Records with drawing code
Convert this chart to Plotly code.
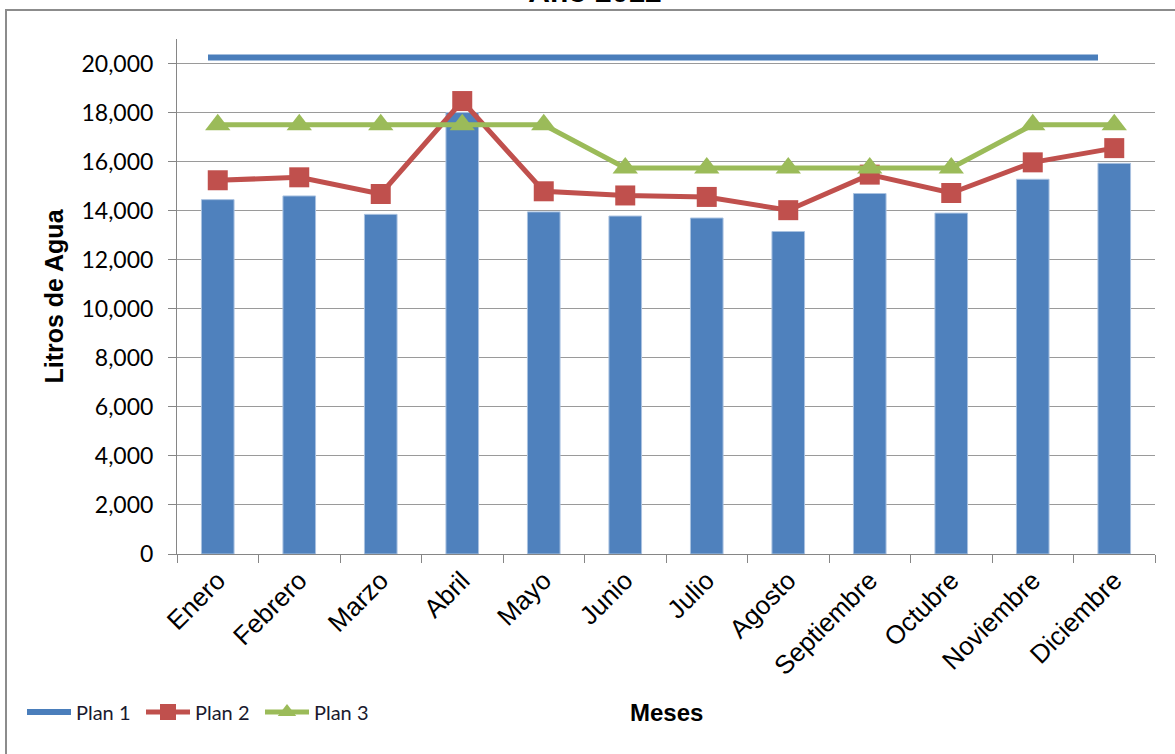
import plotly.graph_objects as go

# Monthly water consumption (litres) and the three plans
meses = ["Enero", "Febrero", "Marzo", "Abril", "Mayo", "Junio", "Julio",
         "Agosto", "Septiembre", "Octubre", "Noviembre", "Diciembre"]
consumo = [14450, 14600, 13850, 18000, 13950, 13780, 13700,
           13150, 14700, 13900, 15280, 15930]
plan_1 = [20250] * 12
plan_2 = [15240, 15360, 14680, 18470, 14790, 14620, 14560,
          14020, 15470, 14720, 15970, 16550]
plan_3 = [17500, 17500, 17500, 17500, 17500, 15740, 15740,
          15740, 15740, 15740, 17500, 17500]
y_ticks = list(range(0, 20001, 2000))

W, H = 1175, 754
ML, MR, MT, MB = 177, 20, 39, 200
PW, PH = W - ML - MR, H - MT - MB


def px_x(p):
    return (p - ML) / PW


def px_y(p):
    return (H - MB - p) / PH


# Plan 1 sits on its own category axis, spanning 208..1098 px
p1_step = (1098 - 208) / 11
p1_range = [-(208 - ML) / p1_step, 11 + (ML + PW - 1098) / p1_step]

fig = go.Figure()

fig.add_trace(go.Bar(
    x=meses, y=consumo, width=0.4, showlegend=False,
    marker=dict(color="#4F81BD", line=dict(color="#A9C2E0", width=1)),
))
fig.add_trace(go.Scatter(
    x=meses, y=plan_1, name="Plan 1", mode="lines", xaxis="x2",
    line=dict(color="#4A7EBB", width=6),
))
fig.add_trace(go.Scatter(
    x=meses, y=plan_2, name="Plan 2", mode="lines+markers",
    line=dict(color="#C0504D", width=5),
    marker=dict(symbol="square", size=20, color="#C0504D",
                line=dict(color="#C0504D", width=0)),
))
fig.add_trace(go.Scatter(
    x=meses, y=plan_3, name="Plan 3", mode="lines+markers",
    line=dict(color="#9BBB59", width=5),
    marker=dict(symbol="triangle-up", size=22, color="#9BBB59",
                line=dict(color="#9BBB59", width=0)),
))

fig.update_layout(
    width=W, height=H,
    margin=dict(l=ML, r=MR, t=MT, b=MB),
    paper_bgcolor="white", plot_bgcolor="white",
    bargap=0.6,
    showlegend=True,
    legend=dict(
        orientation="h", x=px_x(22), y=px_y(712), xanchor="left", yanchor="middle",
        font=dict(family="Lato", size=20, color="#1a1a2e"),
        itemwidth=44, tracegroupgap=0, bgcolor="rgba(0,0,0,0)",
        entrywidth=60, entrywidthmode="pixels",
    ),
    title=dict(
        text="<b>Año 2012</b>", x=595 / W, xanchor="center",
        y=1 - 2 / H, yanchor="bottom", yref="container",
        font=dict(family="Arial", size=30, color="black"),
    ),
    xaxis=dict(
        type="category", range=[-0.5, 11.5],
        tickangle=-45, tickfont=dict(family="Arial", size=26, color="black"),
        ticks="outside", tickson="boundaries", ticklen=8, tickcolor="#868686",
        showline=True, linecolor="#868686", linewidth=1,
        showgrid=False,
    ),
    xaxis2=dict(
        type="category", range=p1_range, overlaying="x", visible=False,
        showgrid=False,
    ),
    yaxis=dict(
        range=[0, 21000], tickvals=y_ticks, tickformat=",d",
        tickfont=dict(family="Lato", size=23, color="black"),
        ticks="outside", ticklen=8, tickcolor="#868686",
        ticklabelstandoff=10,
        showline=True, linecolor="#868686", linewidth=1,
        showgrid=True, gridcolor="#9A9A9A", gridwidth=1,
        zeroline=False,
        title=dict(text="<b>Litros de Agua</b>", standoff=10,
                   font=dict(family="Arial", size=25, color="black")),
    ),
)

# "Meses" title placed level with the legend
fig.add_annotation(
    text="<b>Meses</b>", xref="paper", yref="paper",
    x=px_x(666), y=px_y(712), xanchor="center", yanchor="middle",
    showarrow=False, font=dict(family="Arial", size=24, color="black"),
)

# Chart frame
fig.add_shape(
    type="rect", xref="paper", yref="paper",
    x0=px_x(6), x1=px_x(1190), y0=px_y(770), y1=px_y(10),
    line=dict(color="#8C8C8C", width=2), fillcolor="rgba(0,0,0,0)", layer="below",
)

fig.write_html("out.html")
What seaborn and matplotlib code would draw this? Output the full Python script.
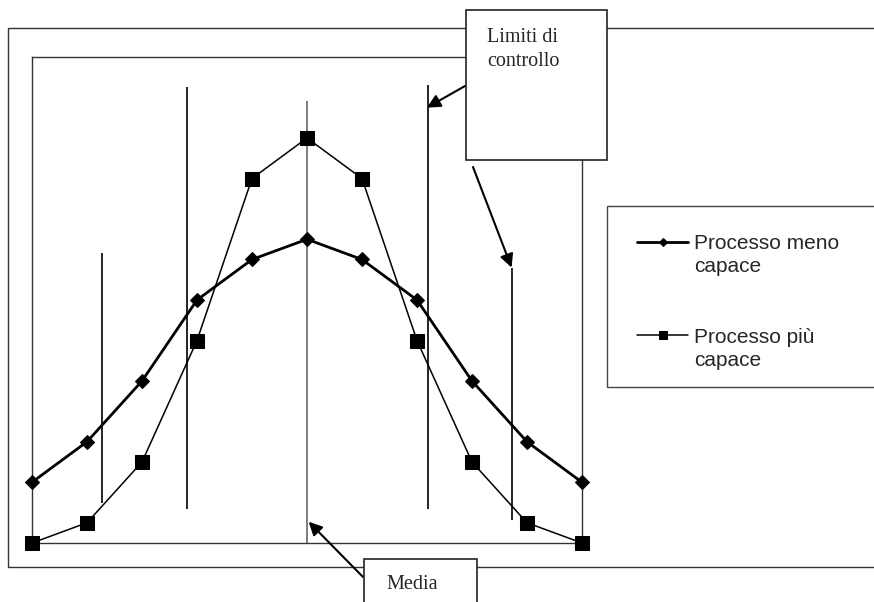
import pandas as pd
import seaborn as sns
import matplotlib.pyplot as plt
from matplotlib.lines import Line2D
from matplotlib.patches import Rectangle

sns.set_style('white')
plt.rcParams['font.family'] = ['Liberation Sans', 'DejaVu Sans']

# dati
punti = list(range(11))
meno_capace = [0.06, 0.10, 0.16, 0.24, 0.28, 0.30, 0.28, 0.24, 0.16, 0.10, 0.06]
piu_capace = [0.00, 0.02, 0.08, 0.20, 0.36, 0.40, 0.36, 0.20, 0.08, 0.02, 0.00]
etichette = ['Processo meno\ncapace', 'Processo più\ncapace']

# limiti di controllo (x, inizio, fine) e media
limiti_x = [1.275, 2.82, 7.195, 8.725]
limiti_y0 = [0.040, 0.034, 0.034, 0.023]
limiti_y1 = [0.286, 0.450, 0.452, 0.272]
media_x = 5.0
media_y1 = 0.437

W, H = 874, 602
def fx(x): return x / W
def fy(y): return 1 - y / H

fig = plt.figure(figsize=(W / 100, H / 100), dpi=100)
ax = fig.add_axes([fx(32), fy(543), (582 - 32) / W, (543 - 57) / H])
ax.set_facecolor('none')

df = pd.DataFrame({'x': punti, 'meno': meno_capace, 'piu': piu_capace})

sns.lineplot(data=df, x='x', y='meno', ax=ax, color='black', lw=2.0,
             marker='D', markersize=7.5, markeredgecolor='black',
             label=etichette[0], legend=False, clip_on=False, zorder=4)
sns.lineplot(data=df, x='x', y='piu', ax=ax, color='black', lw=1.1,
             marker='s', markersize=10, markeredgecolor='black',
             label=etichette[1], legend=False, clip_on=False, zorder=4)

ax.vlines(limiti_x, limiti_y0, limiti_y1, color='black', lw=1.2, zorder=2)
ax.vlines([media_x], [0], [media_y1], color='#666666', lw=1.2, zorder=2)

ax.set_xlim(0, 10)
ax.set_ylim(0, 0.48)
ax.set_xticks([])
ax.set_yticks([])
ax.set_xlabel('')
ax.set_ylabel('')
for s in ax.spines.values():
    s.set_color('#333333')
    s.set_linewidth(1)

# cornice esterna
fig.patches.append(Rectangle((fx(8), fy(567)), (900 - 8) / W, (567 - 28) / H,
                             transform=fig.transFigure, fill=False,
                             edgecolor='#333333', lw=1, zorder=-1))

# legenda con riquadro
fig.patches.append(Rectangle((fx(607), fy(387)), (900 - 607) / W, (387 - 206) / H,
                             transform=fig.transFigure, facecolor='white',
                             edgecolor='#444444', lw=1, zorder=3))
handles, labels = ax.get_legend_handles_labels()
leg = fig.legend(handles, labels, loc='upper left',
                 bbox_to_anchor=(fx(637), fy(234)), bbox_transform=fig.transFigure,
                 frameon=False, fontsize=15, handlelength=2.45, handletextpad=0.3,
                 labelspacing=2.45, borderpad=0, borderaxespad=0, markerscale=0.6)
leg.set_zorder(6)
for t in leg.get_texts():
    t.set_linespacing(1.3)
# simbolo all'altezza della prima riga
for ln in leg.findobj(Line2D):
    ln.set_ydata([y + 10 for y in ln.get_ydata()])

# richiami
serif = ['Liberation Serif', 'DejaVu Serif']
fig.patches.append(Rectangle((fx(466), fy(160)), (607 - 466) / W, (160 - 10) / H,
                             transform=fig.transFigure, facecolor='white',
                             edgecolor='#222222', lw=1.2, zorder=5))
fig.text(fx(487), fy(28), 'Limiti di\ncontrollo', family=serif, fontsize=14.5,
         va='top', ha='left', linespacing=1.35, zorder=6)

fig.patches.append(Rectangle((fx(364), fy(620)), (477 - 364) / W, (620 - 559) / H,
                             transform=fig.transFigure, facecolor='white',
                             edgecolor='#222222', lw=1.2, zorder=5))
fig.text(fx(386), fy(589), 'Media', family=serif, fontsize=14.5,
         va='baseline', ha='left', zorder=6)

freccia = dict(arrowstyle='-|>', color='black', lw=1.5, mutation_scale=20,
               shrinkA=0, shrinkB=0)
ax.annotate('', xy=(7.18, 0.430), xytext=(465, H - 86), textcoords='figure pixels',
            arrowprops=freccia, annotation_clip=False)
ax.annotate('', xy=(8.72, 0.272), xytext=(473, H - 167), textcoords='figure pixels',
            arrowprops=freccia, annotation_clip=False)
ax.annotate('', xy=(5.03, 0.021), xytext=(363, H - 577), textcoords='figure pixels',
            arrowprops=freccia, annotation_clip=False)

fig.savefig('out.png', dpi=100)
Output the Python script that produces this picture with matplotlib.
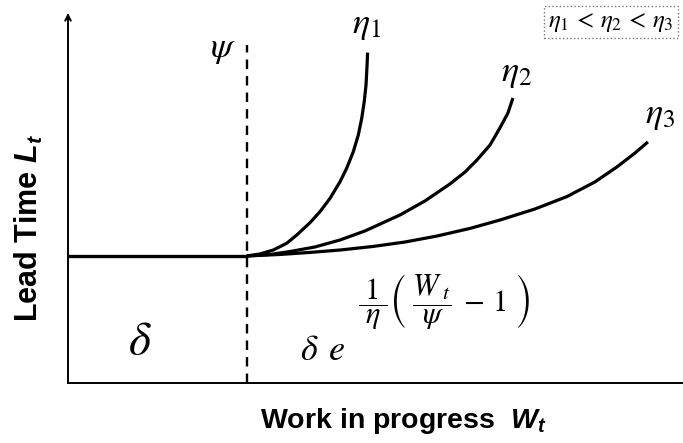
import matplotlib
matplotlib.use('Agg')
import matplotlib.pyplot as plt

plt.rcParams['font.family'] = ['Liberation Sans', 'DejaVu Sans']
plt.rcParams['font.sans-serif'] = ['Liberation Sans']
plt.rcParams['mathtext.fontset'] = 'stix'
plt.rcParams['mathtext.bfit'] = 'Liberation Sans:italic:bold'
plt.rcParams['mathtext.bf'] = 'Liberation Sans:bold'
plt.rcParams['mathtext.rm'] = 'Liberation Sans'

# W / psi and L / delta
flat_x = [0.0, 1.0]
flat_y = [1.0, 1.0]

eta1_x = [0.998, 1.073, 1.147, 1.222, 1.278, 1.352, 1.408, 1.464, 1.520,
          1.557, 1.594, 1.622, 1.641, 1.655, 1.665, 1.670, 1.674]
eta1_y = [1.0, 1.016, 1.047, 1.100, 1.165, 1.262, 1.349, 1.454, 1.585,
          1.691, 1.821, 1.953, 2.084, 2.215, 2.346, 2.478, 2.601]

eta2_x = [1.0, 1.128, 1.240, 1.380, 1.520, 1.659, 1.855, 1.994, 2.134,
          2.218, 2.285, 2.358, 2.413, 2.458, 2.486]
eta2_y = [1.0, 1.012, 1.035, 1.071, 1.126, 1.197, 1.323, 1.433, 1.567,
          1.661, 1.756, 1.874, 2.008, 2.126, 2.244]

eta3_x = [1.0, 1.184, 1.352, 1.520, 1.704, 1.883, 2.061, 2.246, 2.413,
          2.609, 2.788, 2.944, 3.067, 3.168, 3.240]
eta3_y = [1.0, 1.012, 1.028, 1.047, 1.075, 1.110, 1.157, 1.217, 1.283,
          1.370, 1.468, 1.583, 1.701, 1.811, 1.898]

psi = 1.0
x_max = 3.436
y_max = 2.913
dash_top = 2.66

W, H = 683, 443
fig = plt.figure(figsize=(W / 100, H / 100), dpi=100)
ax = fig.add_axes([68 / W, 60 / H, 615 / W, 370 / H])
ax.set_xlim(0, x_max)
ax.set_ylim(0, y_max)
ax.axis('off')

def px(x, y):
    return (x / W, 1 - y / H)

# axes: bottom line + left arrow
ax.plot([0, x_max], [0, 0], color='black', lw=1.4, clip_on=False)
ax.annotate('', xy=(0, y_max), xytext=(0, 0),
            arrowprops=dict(arrowstyle='->', lw=1.4, color='black',
                            shrinkA=0, shrinkB=0, mutation_scale=10))

ax.plot([psi, psi], [0, dash_top], color='black', lw=1.7,
        linestyle=(0, (4, 3)))

ax.plot(flat_x, flat_y, color='black', lw=2.4, solid_capstyle='butt')
for xs, ys in [(eta1_x, eta1_y), (eta2_x, eta2_y), (eta3_x, eta3_y)]:
    ax.plot(xs, ys, color='black', lw=2.3, solid_joinstyle='round',
            solid_capstyle='butt')

# labels
serif = dict(color='black', math_fontfamily='stix')
fig.text(*px(223, 49), r'$\psi$', fontsize=26, ha='center', va='center', **serif)
fig.text(*px(367, 24), r'$\eta_{\mathit{1}}$', fontsize=26, ha='center', va='center', **serif)
fig.text(*px(517, 73), r'$\eta_{\mathit{2}}$', fontsize=26, ha='center', va='center', **serif)
fig.text(*px(660, 114), r'$\eta_{\mathit{3}}$', fontsize=26, ha='center', va='center', **serif)
fig.text(*px(140, 342), r'$\delta$', fontsize=34, ha='center', va='center', **serif)
fig.text(*px(323, 350), r'$\delta\;\,e$', fontsize=26, ha='center', va='center', **serif)
fig.text(*px(444, 302),
         r'$\dfrac{\;1\;}{\eta}\left(\;\dfrac{W_{\;t}}{\psi}\;-\,1\;\right)$',
         fontsize=22, ha='center', va='center', **serif)

fig.text(*px(611, 22), r'$\eta_1\,<\,\eta_2\,<\,\eta_3$', fontsize=18,
         ha='center', va='center', color='black', math_fontfamily='stix',
         bbox=dict(boxstyle='square,pad=0.15', fc='white', ec='#777777',
                   ls=':', lw=1))

fig.text(*px(403, 421), r'Work in progress  $\mathbfit{W_t}$', fontsize=20.5,
         fontweight='bold', ha='center', va='center', math_fontfamily='custom')
fig.text(*px(29, 228), r'Lead Time $\mathbfit{L_t}$', fontsize=22,
         fontweight='bold', ha='center', va='center', rotation=90,
         math_fontfamily='custom')

fig.savefig('out.png', dpi=100, facecolor='white')
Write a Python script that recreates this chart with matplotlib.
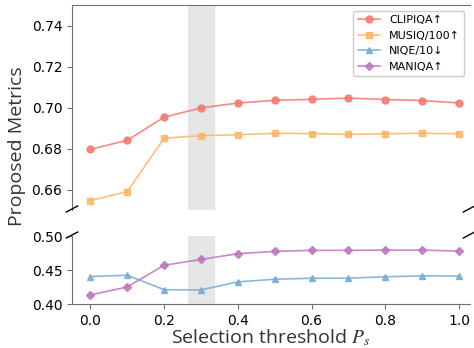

▸ Given exercise: Begin at the first line of the entries above and return each line exactly, stopping after the line that contains "import plotly.graph_objects as go". Pictures do not belong in the copy.

▸ Task solution:
Convert this chart to Plotly code.
import plotly.graph_objects as go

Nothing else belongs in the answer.